Before Stonewall: The Making Of A Gay And Lesbian Community
Facts and Figures
Contactmusic.com: 4 / 5
Before Stonewall: The Making Of A Gay And Lesbian Community Movie Review
Most people believe that the gay movement began with the 1969 Stonewall riots, when New Yorkers finally fought back against the violence and discrimination of the local police. But this film goes much further back to document the changing attitudes toward homosexuality over the previous century, from the free acceptance of the 20s to the violent reactions of the 50s and 60s that sparked the Civil Rights movement and then the events at Stonewall.
Schiller and crew compile the film from a remarkable range of sources, including clips from silent movies, expert interviews, vox pops and personal memories from men and women of various racial backgrounds. The clips are lively and often very funny, especially a hilarious reunion of regulars from the legendary Black Cat club. As it progresses the film outlines some pretty jaw-dropping facts, most notably how World War II drastically altered American attitudes toward gender, as women found independence from the servitude that was born during the Industrial Revolution.
This led to a conservative reaction in the 1950s: McCarthyism was only one aspect of the purge of all people who were considered subversive. But even during this period, people stood up to the authorities. For example, the WAC Johnnie Phelps, who challenged President Eisenhower over his anti-lesbian policies. And it's not surprising that battles heated up at the same time over equality for women, ethnic minorities and homosexuals.

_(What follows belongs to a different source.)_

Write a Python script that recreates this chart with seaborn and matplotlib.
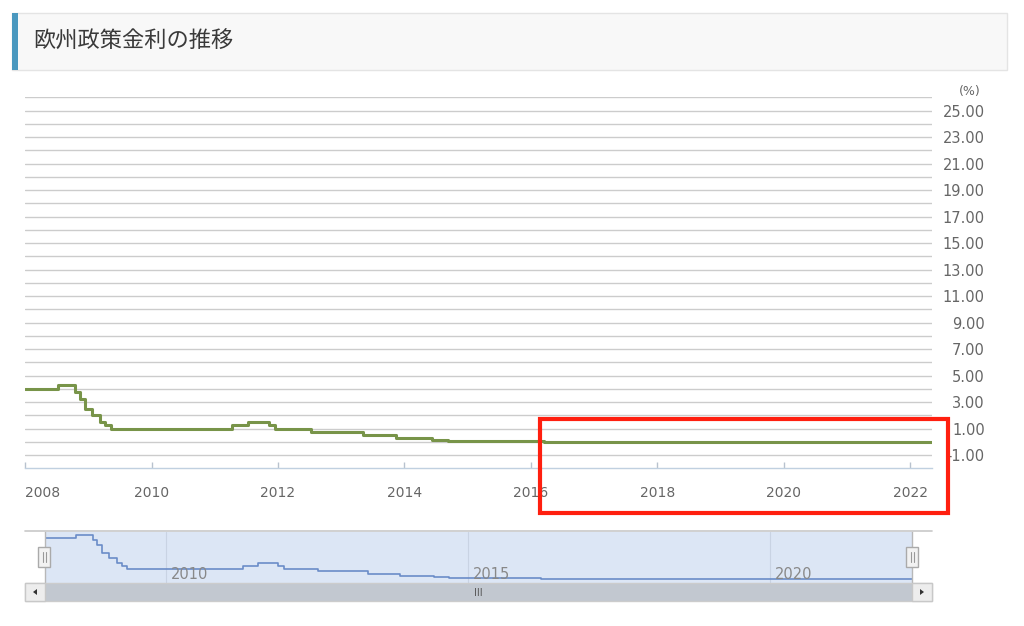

Schiller notes that while researching the film, she found material not filed under "homosexuality" but under "perversion". And it's fascinating to see how optimistic her film is. Stonewall is portrayed as the "we've had enough" moment when a whole community stood up and demanded fair treatment. And the film carries a definite sense that the struggle is already over. In 1984. Although we know 25 years later that real equality is still a dream.